Turbulent times require constant vigilance by farmers
A farmer pulls a long hose behind his tractor that carries liquid manure and then injects it directly into the soil on a farm southeast of London on Wednesday May 24, 2017. Farmers inject the manure into the soil to mitigate some of the worse odours from the manure and to get more into the soil. Mike Hensen/The London Free Press/Postmedia Network
While the lower value of the loonie during the first six months of 2018 has been positive for farmers, trade tensions are shaking up commodity markets requiring producers to keep a close watch on their operations, says the latest Farm Credit Canada forecast.

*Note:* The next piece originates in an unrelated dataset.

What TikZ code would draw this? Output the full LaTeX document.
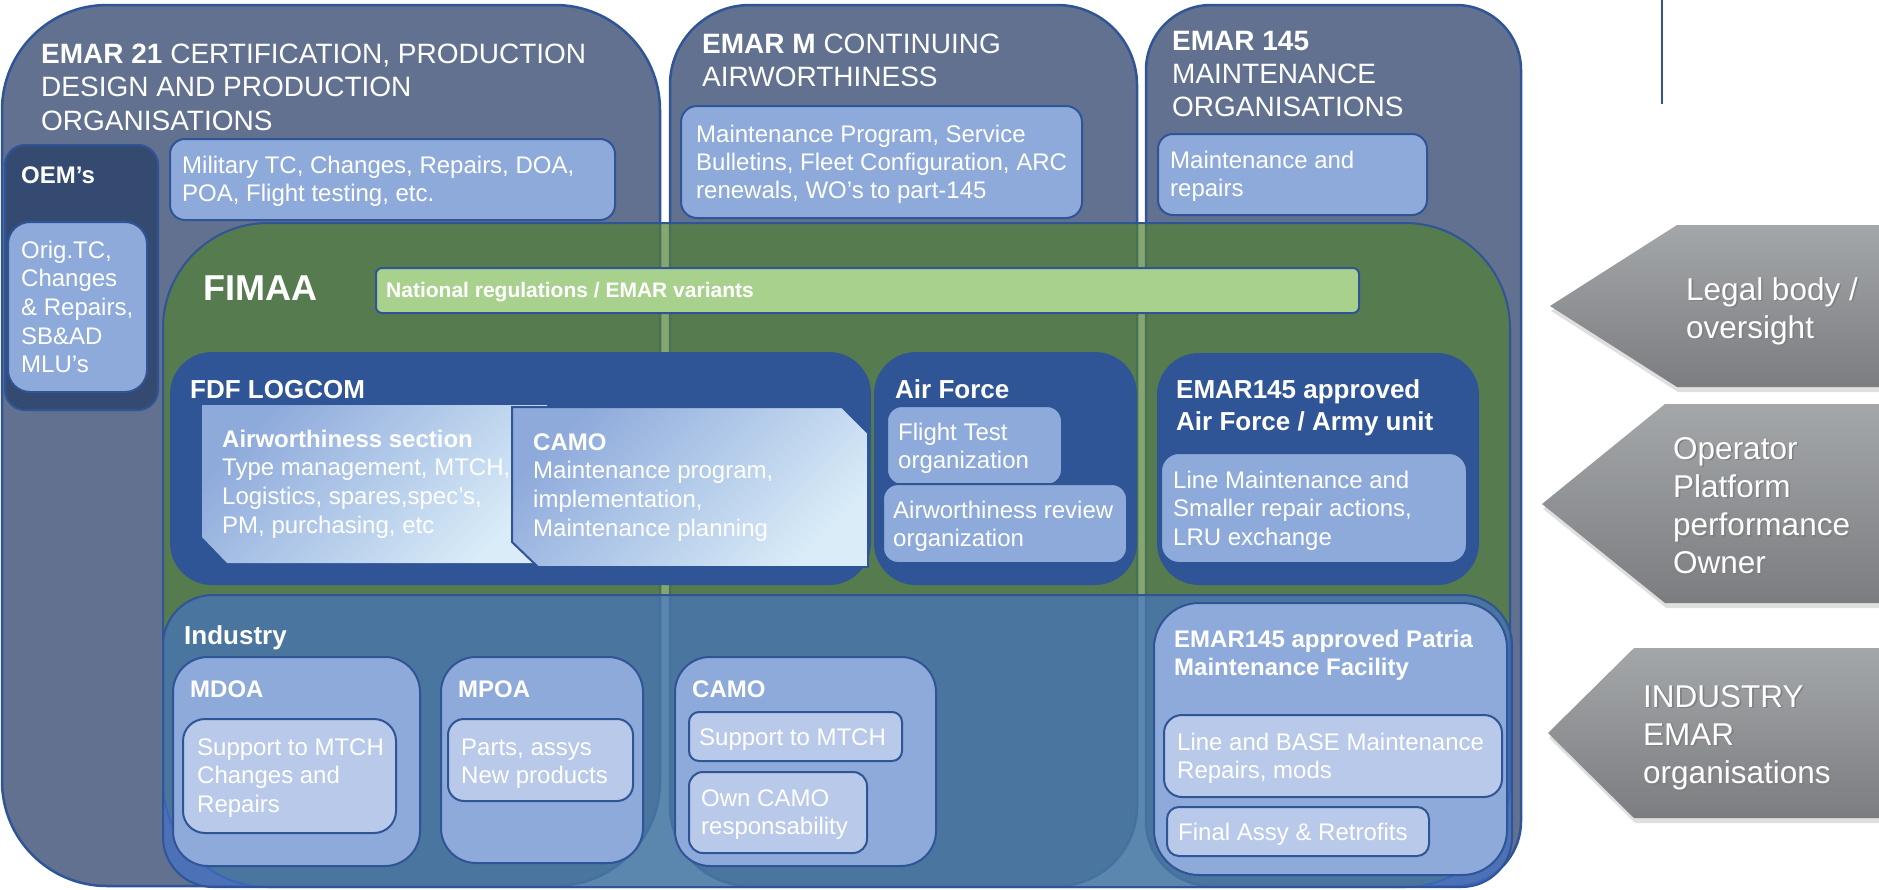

The dollar’s drop in value has helped boost farm revenues and offset increases to interest rates, fuel and fertilizer prices, said J.P. Gervais, FCC’s chief agriculture economist. Although he expects interest rates to rise in the second half, fuel and fertilizer costs should stabilize.
“Trade tensions make headlines and are on top of mind for many producers, but it is the resulting movements in interest rates, the value of the Canadian dollar and commodity prices that make up the outlooks for various sectors of Canada’s farm economy,” he said.
“Being resilient means Canadian agriculture and agri-food businesses can quickly adjust to a dynamic operating environment that could last the rest of the year,” he said. “We’re likely to see some fast-changing circumstances, including those that are beneficial or potentially risky to their operations.”
To cope with the uncertainty, he recommends building resilience through risk management in case of unfavourable financial trends or weather events. Individual marketing plans should be updated to reflect changing market conditions while keeping long range financial plans in mind.
“Change is constant in this industry, so producers need to be in a position to take advantage of opportunities and address challenges as they arise.”
As the agrifood sector has already proven resilient and most Canadian farms continue to be in a very good financial position, farmers can maintain or grow their operations in turbulent times, he said.
The background to the current turbulence is years of record-high production that boosted global stocks of many agriculture commodities and helped to lower commodity prices, he said. Yet global consumption continued to trend upward and stocks started to fall. Now trade tensions are disrupting commodity markets.
Still all sectors of Canadian agriculture can count on the sound fundamentals of robust consumer food demand at home and abroad, he said.
The FCC forecast included comments on the crop and livestock sectors.
“Corn production should remain profitable in 2018. Canola too will see positive margins till the end of the year, although they’ll be more pressured than they were in the first half. We still expect red lentil margins to be negative. Green peas should begin to see some upside, becoming slightly profitable for the remainder of the year. Wheat won’t likely be profitable despite some recent upside in pricing and global uncertainty has helped drop the soybean price to levels that, if sustained, likely mean breakeven profitability or slightly better.”
The outlook said that while the hog sector was generally profitable in the first half, it was a mixed bag though: rising feed prices led to tight margins on finishing operations, while farrow-to-finish operations recorded profits close to $20 per head on average. Those margins will be tested throughout the rest of 2018, largely because of trade tensions and growing pork supply in the U.S.
“Our forecast for the cattle sector has also held so far in 2018. Cow-calf operations have been profitable all year, a trend that’s likely to continue into 2019. Backgrounders and feedlots recorded negative margins in the first six months, with little relief in sight. Live cattle futures show a small increase between now and December, while feeder cattle futures look to hold steady.”
Among the other factors FCC recommends watching are the NAFTA negotiations as well as progress in implementing the free trade deal with Europe and in ratifying participation in the Pacific trade. Farmland values are expected to rise only moderately this year.